Morgan Stanley to Launch Small Retirement Plan Platform

The wirehouse says its advisors can use the technology to offer small-business clients the ability to handle 401(k) plans with under $10 million in assets

Morgan Stanley building in New York (Photo:AP) Morgan Stanley building in New York (Photo:AP)

Morgan Stanley says it is developing a retirement program for small 401(k) plans, called ClearFit, in cooperation with recordkeeper Ascensus, so that its advisors can offer the “turnkey” service to clients in need of plans with less than $10 million in assets.

Morgan Stanley has been telling its 15,700-plus advisors that many of its planned changes will happen regardless of what happens to the Labor Department's new fiduciary rule under a Trump presidency. The wirehouse has said its retirement account clients can work with commissions or fees in the future and that it will be lowering some charges for trades.

“Partnering with Morgan Stanley, we have developed a simple approach for employers to meet their fiduciary responsibilities, while contributing towards the financial well-being of their employees,” said Kathleen Connelly, head of client experience and relationship management at Ascensus, in a statement.

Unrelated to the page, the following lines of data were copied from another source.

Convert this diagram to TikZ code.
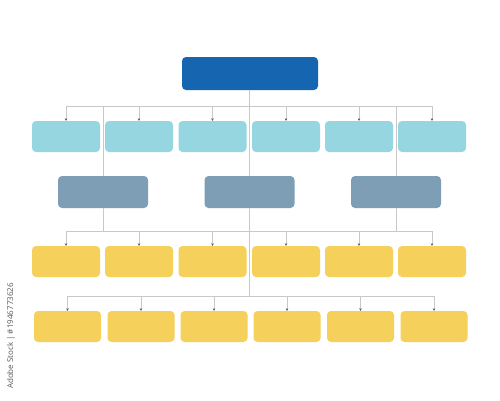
\documentclass[tikz,border=0pt]{standalone}
\usepackage{fontspec}
\setsansfont{Open Sans}
\usetikzlibrary{arrows.meta}
\definecolor{topblue}{HTML}{1565B0}
\definecolor{cyanbox}{HTML}{96D6E0}
\definecolor{greybox}{HTML}{7E9EB6}
\definecolor{yellowbox}{HTML}{F5D05A}
\definecolor{linegrey}{HTML}{C8C8C8}
\definecolor{tipgrey}{HTML}{555555}
\tikzset{
  box/.style={rounded corners=4pt, inner sep=0pt, minimum width=68pt, minimum height=31pt},
  topbox/.style={box, fill=topblue, minimum width=136pt, minimum height=33pt},
  cbox/.style={box, fill=cyanbox},
  gbox/.style={box, fill=greybox, minimum width=90pt, minimum height=32pt},
  ybox/.style={box, fill=yellowbox},
  link/.style={draw=linegrey, line width=0.8pt},
  drop/.style={link, -{Stealth[length=2.5pt, width=2.5pt, color=tipgrey]}},
}
\begin{document}
\begin{tikzpicture}[x=1pt, y=-1pt]
\useasboundingbox[fill=white] (0,0) rectangle (500,400);
% nodes
\node[topbox] (top) at (250,73.5) {};
\foreach \i/\x in {1/66,2/139,3/212.5,4/286,5/359,6/432}{
  \node[cbox] (a\i) at (\x,136.5) {};
  \node[ybox] (c\i) at (\x,261.5) {};
}
\foreach \i/\x in {1/67.5,2/141,3/214,4/287,5/360.5,6/434}{
  \node[ybox, minimum width=67pt] (d\i) at (\x,326.5) {};
}
\node[gbox] (g1) at (103,192) {};
\node[gbox] (g2) at (249.5,192) {};
\node[gbox] (g3) at (396,192) {};
% junction coordinates
\coordinate (h1) at (249,106);
\coordinate (h2) at (249,231);
\coordinate (h3) at (249,296);
% top level
\draw[link] (h1 |- top.south) -- (h1 |- g2.north);
\draw[link] (h1 |- g2.south) -- (h3);
\draw[link] (a1.north |- h1) -- (a6.north |- h1);
\foreach \i in {1,...,6}{ \draw[drop] (a\i.north |- h1) -- (a\i.north); }
\draw[link] (g1.north |- h1) -- (g1.north);
\draw[link] (g3.north |- h1) -- (g3.north);
% third level
\draw[link] (g1.south) -- (g1.south |- h2);
\draw[link] (g3.south) -- (g3.south |- h2);
\draw[link] (c1.north |- h2) -- (c6.north |- h2);
\foreach \i in {1,...,6}{ \draw[drop] (c\i.north |- h2) -- (c\i.north); }
% fourth level
\draw[link] (d1.north |- h3) -- (d6.north |- h3);
\foreach \i in {1,...,6}{ \draw[drop] (d\i.north |- h3) -- (d\i.north); }
% side text
\node[rotate=90, font=\sffamily\fontsize{8}{9}\selectfont, text=black!65, inner sep=0pt] (wm) at (11,336) {Adobe Stock | \#1946773626};
\end{tikzpicture}
\end{document}
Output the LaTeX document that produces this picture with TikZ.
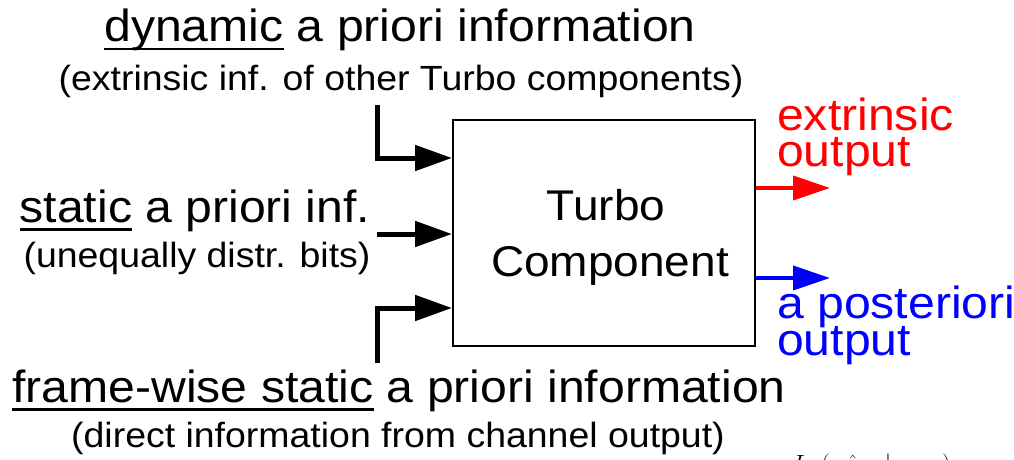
\documentclass[tikz,border=0pt]{standalone}
\usepackage{fontspec}
\setmainfont{Liberation Sans}
\usetikzlibrary{arrows.meta}
\newsavebox\ulbox
\newcommand\ulword[1]{\sbox\ulbox{#1}\rlap{\rule[-8.5pt]{\wd\ulbox}{2.6pt}}\usebox\ulbox}
\newcommand\fs[1]{\fontsize{#1}{#1}\selectfont}
% text set slightly wide
\newcommand\tx[2]{\scalebox{1.07}[1]{\fs{#1}#2}}
\begin{document}
\begin{tikzpicture}[x=1pt,y=-1pt,
  lbl/.style={inner sep=0pt,anchor=base},
  lblw/.style={inner sep=0pt,anchor=base west},
  inarrow/.style={line width=5pt,-{Triangle[length=37pt,width=25pt]}},
  outarrow/.style={line width=4pt,-{Triangle[length=37pt,width=24pt]}}]
\useasboundingbox (0,0) rectangle (1014,460);
\clip (0,0) rectangle (1014,460);

% central block
\node[draw,line width=2pt,minimum width=302pt,minimum height=226pt,inner sep=0pt] (box) at (604,233) {};
\node[lbl] (t1) at (606,220) {\tx{43}{Turbo}};
\node[lbl] (t2) at (610,276) {\tx{43}{Component}};

% input labels
\node[lbl] (dyn) at (400,42) {\tx{45}{\ulword{dynamic} a priori information}};
\node[lbl] (dyn2) at (401,90) {\tx{35}{(extrinsic inf. of other Turbo components)}};
\node[lbl] (sta) at (195,222) {\tx{45}{\ulword{static} a priori inf.}};
\node[lbl] (sta2) at (197,267) {\tx{35}{(unequally distr. bits)}};
\node[lbl] (fws) at (399,402) {\tx{45}{\ulword{frame-wise static} a priori information}};
\node[lbl] (fws2) at (398,447) {\tx{35}{(direct information from channel output)}};

% output labels
\node[lblw,text=red] (ext) at (777,130) {\tx{45}{extrinsic}};
\node[lblw,text=red] (ext2) at (777,166) {\tx{45}{output}};
\node[lblw,text=blue] (apo) at (777,318) {\tx{45}{a posteriori}};
\node[lblw,text=blue] (apo2) at (777,355) {\tx{45}{output}};

% mutual information term at the lower edge
\node[lblw] (miI) at (792,472) {\fs{44}$I$};
\node[lblw] (miL) at (821,472) {\fs{44}$($};
\node[lblw] (miX) at (845,472) {\fs{44}$\hat{x}$};
\node[lbl] (miB) at (888,472) {\fs{44}$\big|$};
\node[inner sep=0pt,anchor=base east] (miR) at (951,472) {\fs{44}$y)$};

% input connectors
\coordinate (a1) at (377,105);
\coordinate (a2) at (377,234);
\coordinate (a3) at (377,363);
\draw[inarrow] (a1) |- (box.west |- 0,158);
\draw[inarrow] (a2) -- (box.west |- a2);
\draw[inarrow] (a3) |- (box.west |- 0,308);

% output connectors
\coordinate (e1) at (830,188);
\coordinate (e2) at (830,278);
\draw[outarrow,red] (box.east |- e1) -- (e1);
\draw[outarrow,blue] (box.east |- e2) -- (e2);
\end{tikzpicture}
\end{document}
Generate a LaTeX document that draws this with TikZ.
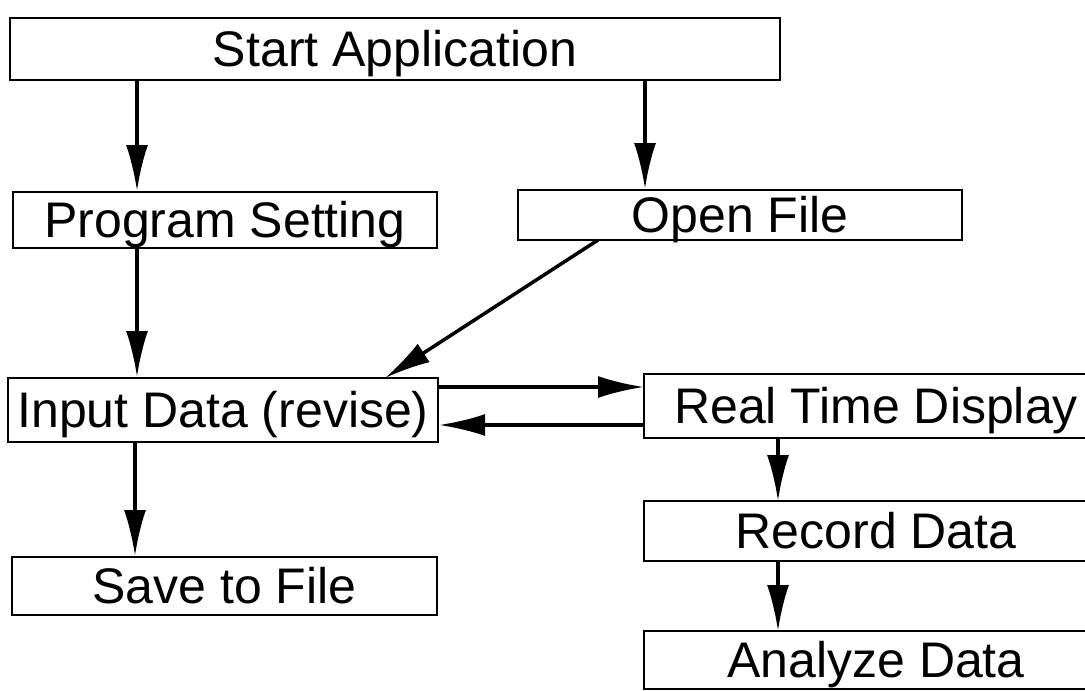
\documentclass[tikz,border=0pt]{standalone}
\usepackage{fontspec}
\setmainfont{Liberation Sans}
\usetikzlibrary{arrows.meta}
\begin{document}
\begin{tikzpicture}[x=1pt,y=-1pt,
  box/.style={draw=black,line width=2pt,rectangle,inner sep=0pt,
    font=\fontsize{50}{56}\selectfont,text height=35pt,text depth=0pt},
  openbox/.style={box,draw=none},
  edge/.style={draw=black,line width=2pt},
  arr/.style={draw=black,line width=3.5pt,
    -{Latex[length=46pt,width=22pt]}}]
\useasboundingbox (0,0) rectangle (1085,691);
\node[box,minimum width=770pt,minimum height=62pt] (start) at (395,49) {Start Application};
\node[box,minimum width=424pt,minimum height=56pt] (prog) at (225,220) {Program Setting};
\node[box,minimum width=444pt,minimum height=50pt] (open) at (740,215) {Open File};
\node[box,minimum width=430pt,minimum height=64pt] (input) at (223,410) {Input Data (revise)};
\node[box,minimum width=425pt,minimum height=58pt] (save) at (224.5,586) {Save to File};
\node[openbox,minimum width=462pt,minimum height=62pt] (rtd) at (876,406) {Real Time Display};
\node[openbox,minimum width=462pt,minimum height=58pt] (record) at (876,531) {Record Data};
\node[openbox,minimum width=462pt,minimum height=56pt] (analyze) at (876,660) {Analyze Data};
\coordinate (edgex) at (1090,0);
\foreach \n in {rtd,record,analyze}{
  \draw[edge] (\n.north -| edgex) -- (\n.north west) -- (\n.south west) -- (\n.south -| edgex);
}
\coordinate (cl) at (137,0);
\coordinate (cr) at (645,0);
\coordinate (cs) at (135,0);
\coordinate (cd) at (778,0);
\coordinate (hu) at (0,387);
\coordinate (hl) at (0,425);
\coordinate (os) at (598,240);
\coordinate (ie) at (385,378);
\draw[arr] (start.south -| cl) -- (prog.north -| cl);
\draw[arr] (start.south -| cr) -- (open.north -| cr);
\draw[arr] (prog.south -| cl) -- (input.north -| cl);
\draw[arr] (os) -- (ie);
\draw[arr] (input.east |- hu) -- (rtd.west |- hu);
\draw[arr] (rtd.west |- hl) -- (input.east |- hl);
\draw[arr] (input.south -| cs) -- (save.north -| cs);
\draw[arr] (rtd.south -| cd) -- (record.north -| cd);
\draw[arr] (record.south -| cd) -- (analyze.north -| cd);
\end{tikzpicture}
\end{document}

For the program, Morgan Stanley will serve as the ERISA investment manager and select plan investments, which will entail a multi-manager approach and nonproprietary funds. Target-date models passed on Morgan Stanley’s proprietary retirement glidepaths also will be used. 

The news of Morgan Stanley's expansion into the retirement plan marketplace comes within hours of news that robo-advisor Betterment is working with ADP, the business outsourcing firm for payrolls and employment benefits.

The partnership aims to let employees of companies that use ADP’s payroll system to direct their 401(k) contributions to Betterment for Business through the ADP Marketplace, a cloud-based app for human capital management, beginning in the second half of the year. It’s designed for firms that already have 401(k) plans in place who could choose to convert to one managed by Betterment for Business.

As for the wirehouse's approach to the now-delayed Department of Labor fiduciary rule, the firm appears to be keeping its flexible approach.

"With or without the rule, we fundamentally believe that serving our clients well and continuing to lead the industry forward require that we provide an increasingly higher standard of care for our clients across both retirement and non-retirement assets,” explained Shelley O’Connor and Andy Saperstein, co-heads of the wealth management unit in a memo shared with advisors on Jan. 26.